ISRAEL

Full university status for West Bank centre provokes opposition
A decision by the Council for Higher Education-Judea and Samaria (CHE-JS) to upgrade the Ariel University Centre to the status of a fully fledged university – the first in the occupied West Bank – has prompted widespread educational and political criticism.The council has jurisdiction over all of academia in the West Bank, although the decision has yet to be confirmed by the West Bank army commander.
According to the army spokesman’s office, the CHE-JS has yet to convey the decision to the head of the central command. “Once the request is received, it will be addressed by him,” the office said. “The decision will be conveyed from the CHE to the Ministry of Defence, which will then convey it to the head of the central command.”
However, the decision goes against a recommendation by the planning and budgeting committee (VATAT) of the national Council for Higher Education not to upgrade Ariel at this time. Until now, all university funding has been decided upon and channelled through VATAT.
Education Minister Gideon Saar expressed his support for the upgrade, although he chairs the CHE, which opposed the move.

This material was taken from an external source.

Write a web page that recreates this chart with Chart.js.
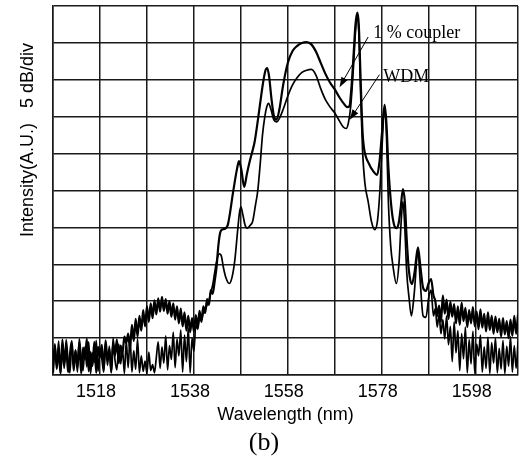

The committee of the seven Israeli university presidents, VERA, strongly protested against the decision. “This is a political decision and it was preordained. The prime minister now needs to show leadership and prevent a disaster from befalling the higher education system in Israel.”
VERA added that “any additional budgets should have been given to the existing research universities, which have been starved of funding for years”.
Although Finance Minister Yuval Steinitz has pledged NIS100 million (US$25 million) to the Ariel University Centre over the next two years, according to sources this sum does not come near what the university centre says it needs to complete its transformation into a fully fledged university.
Ariel says it will need NIS130 million annually in addition to the NIS100 million that it already received from VATAT for the 2011-12 academic year.
Recently Professor Manuel Trajtenberg, the chairman of VATAT, sent a memo to chairman of the CHE-JS Professor Amos Altshuler, stating that the panel (CHE-JS) “lacks the legitimacy to decide whether to recognise the Ariel University Centre as a university”.
In a memo obtained by Ha’aretz, Trajtenberg said the panel was “tainted by conflict of interest and did not meet the standard of academic scrutiny upheld in Israel and abroad”.
He added that “discussion must not be on a political-ideological basis”, as this would “fatally harm academia”.
According to Trajtenberg, the fact that Altshuler headed the panel “meant that there was no separation between the recommending committee [the panel] and the body charged with deciding on the recommendation [the CHE-JS]".
Nir Gov, of the physical chemistry department of the Weizmann Institute, who previously organised a petition against recognition, which was signed by around one in four of Israel’s academics, warned that the decision could provoke an international reaction in the form of boycotts.
Set in the West Bank settlement of Ariel, which is 16.5 kilometres east of the Green Line and mostly separated by a barrier from the Palestinian town of Salfit, the university centre with 270 faculty members (not all of them full-time) has 10,000 students.